Drop every picture. Then return, exactly, the lines from the beginning of the listing below through the one containing "pad=30 * 72 / 100)".

- - -

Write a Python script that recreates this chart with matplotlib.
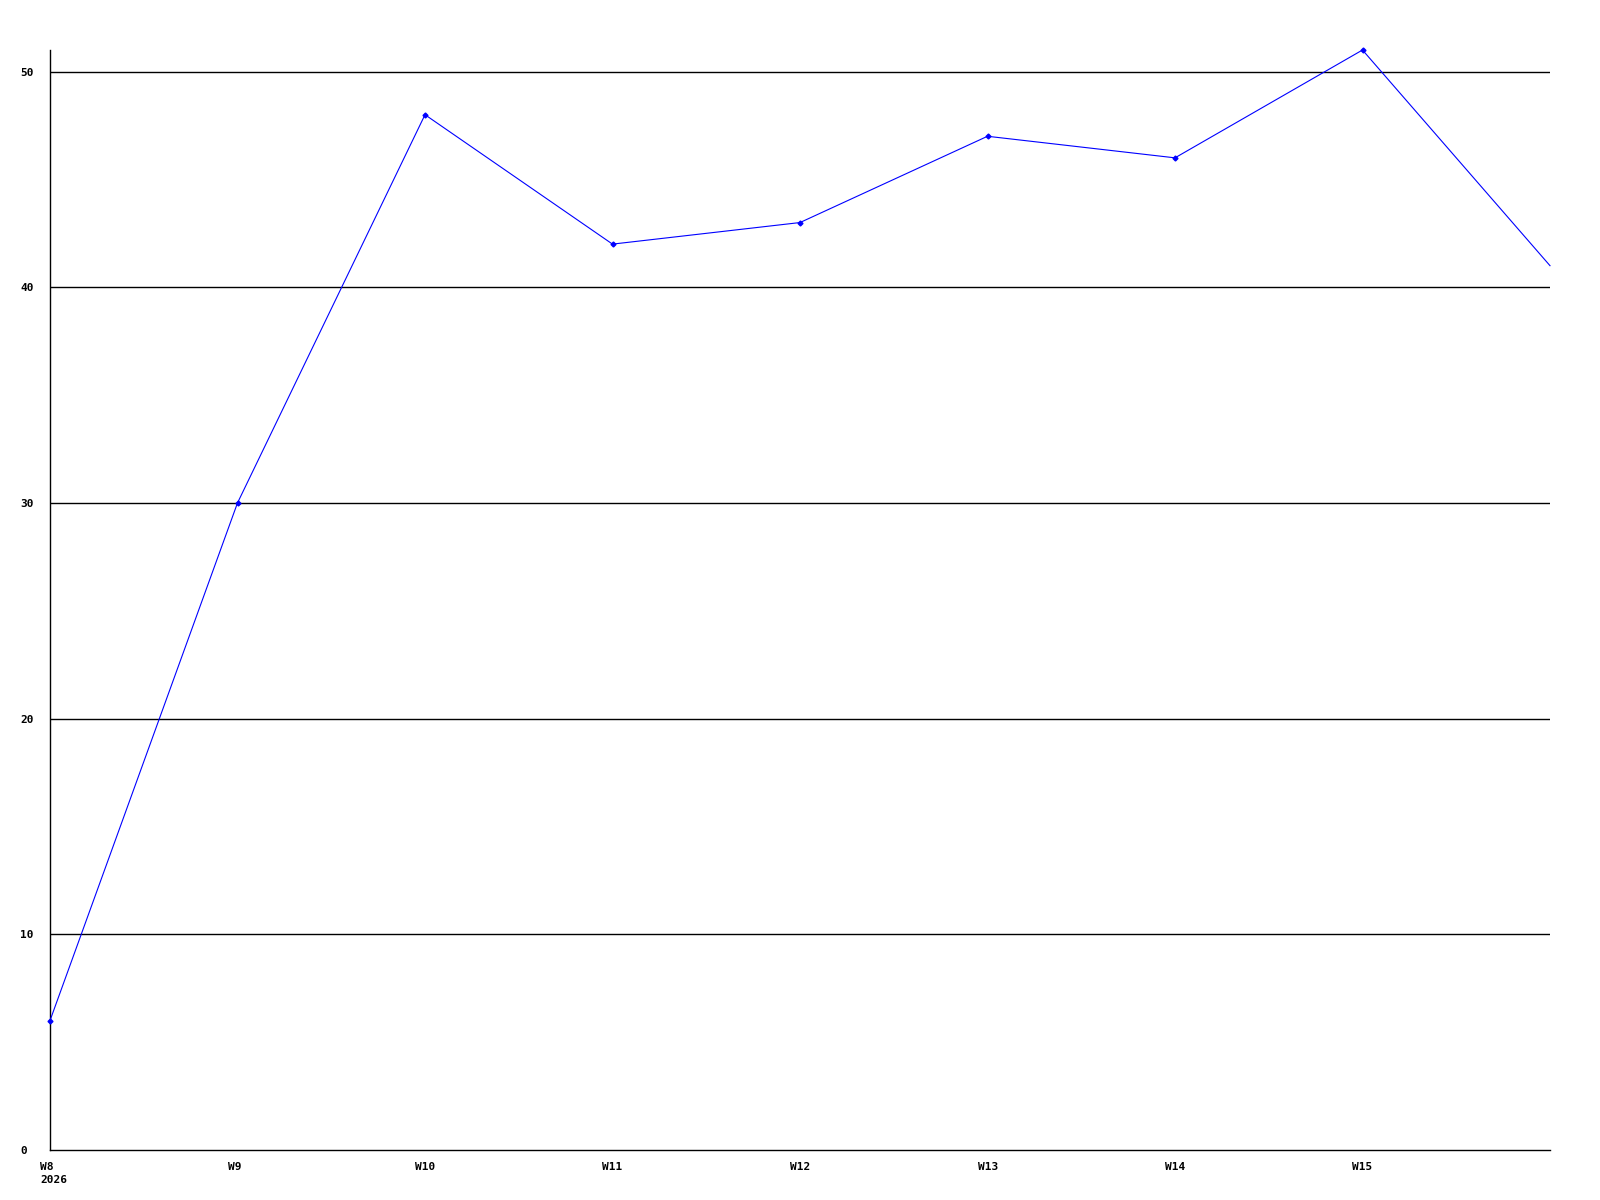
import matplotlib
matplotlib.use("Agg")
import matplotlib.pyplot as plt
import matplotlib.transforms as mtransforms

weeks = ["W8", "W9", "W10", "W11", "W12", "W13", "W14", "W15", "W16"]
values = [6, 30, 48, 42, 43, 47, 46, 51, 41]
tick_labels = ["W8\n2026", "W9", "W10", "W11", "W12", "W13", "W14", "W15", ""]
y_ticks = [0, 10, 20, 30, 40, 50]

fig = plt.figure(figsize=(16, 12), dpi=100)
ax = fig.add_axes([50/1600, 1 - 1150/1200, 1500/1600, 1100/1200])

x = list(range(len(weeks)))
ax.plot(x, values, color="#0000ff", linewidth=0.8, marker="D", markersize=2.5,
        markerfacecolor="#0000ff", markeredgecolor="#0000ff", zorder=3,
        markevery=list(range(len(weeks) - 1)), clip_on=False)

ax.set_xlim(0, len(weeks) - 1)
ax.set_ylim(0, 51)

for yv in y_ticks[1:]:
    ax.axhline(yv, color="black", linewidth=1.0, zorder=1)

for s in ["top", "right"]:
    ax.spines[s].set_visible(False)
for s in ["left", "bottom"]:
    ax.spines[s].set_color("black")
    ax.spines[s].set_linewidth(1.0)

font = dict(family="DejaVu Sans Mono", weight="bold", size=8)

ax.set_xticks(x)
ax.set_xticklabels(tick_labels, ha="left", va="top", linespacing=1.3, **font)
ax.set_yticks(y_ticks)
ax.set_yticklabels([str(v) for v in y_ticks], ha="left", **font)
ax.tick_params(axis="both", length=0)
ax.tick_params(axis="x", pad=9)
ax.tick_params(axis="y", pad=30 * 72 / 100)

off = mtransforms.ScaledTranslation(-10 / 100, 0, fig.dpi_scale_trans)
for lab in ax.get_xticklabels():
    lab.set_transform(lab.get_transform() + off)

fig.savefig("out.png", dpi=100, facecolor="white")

- - -

RIGHT ANSWER ▸
Write a Python script that recreates this chart with matplotlib.
import matplotlib
matplotlib.use("Agg")
import matplotlib.pyplot as plt
import matplotlib.transforms as mtransforms

weeks = ["W8", "W9", "W10", "W11", "W12", "W13", "W14", "W15", "W16"]
values = [6, 30, 48, 42, 43, 47, 46, 51, 41]
tick_labels = ["W8\n2026", "W9", "W10", "W11", "W12", "W13", "W14", "W15", ""]
y_ticks = [0, 10, 20, 30, 40, 50]

fig = plt.figure(figsize=(16, 12), dpi=100)
ax = fig.add_axes([50/1600, 1 - 1150/1200, 1500/1600, 1100/1200])

x = list(range(len(weeks)))
ax.plot(x, values, color="#0000ff", linewidth=0.8, marker="D", markersize=2.5,
        markerfacecolor="#0000ff", markeredgecolor="#0000ff", zorder=3,
        markevery=list(range(len(weeks) - 1)), clip_on=False)

ax.set_xlim(0, len(weeks) - 1)
ax.set_ylim(0, 51)

for yv in y_ticks[1:]:
    ax.axhline(yv, color="black", linewidth=1.0, zorder=1)

for s in ["top", "right"]:
    ax.spines[s].set_visible(False)
for s in ["left", "bottom"]:
    ax.spines[s].set_color("black")
    ax.spines[s].set_linewidth(1.0)

font = dict(family="DejaVu Sans Mono", weight="bold", size=8)

ax.set_xticks(x)
ax.set_xticklabels(tick_labels, ha="left", va="top", linespacing=1.3, **font)
ax.set_yticks(y_ticks)
ax.set_yticklabels([str(v) for v in y_ticks], ha="left", **font)
ax.tick_params(axis="both", length=0)
ax.tick_params(axis="x", pad=9)
ax.tick_params(axis="y", pad=30 * 72 / 100)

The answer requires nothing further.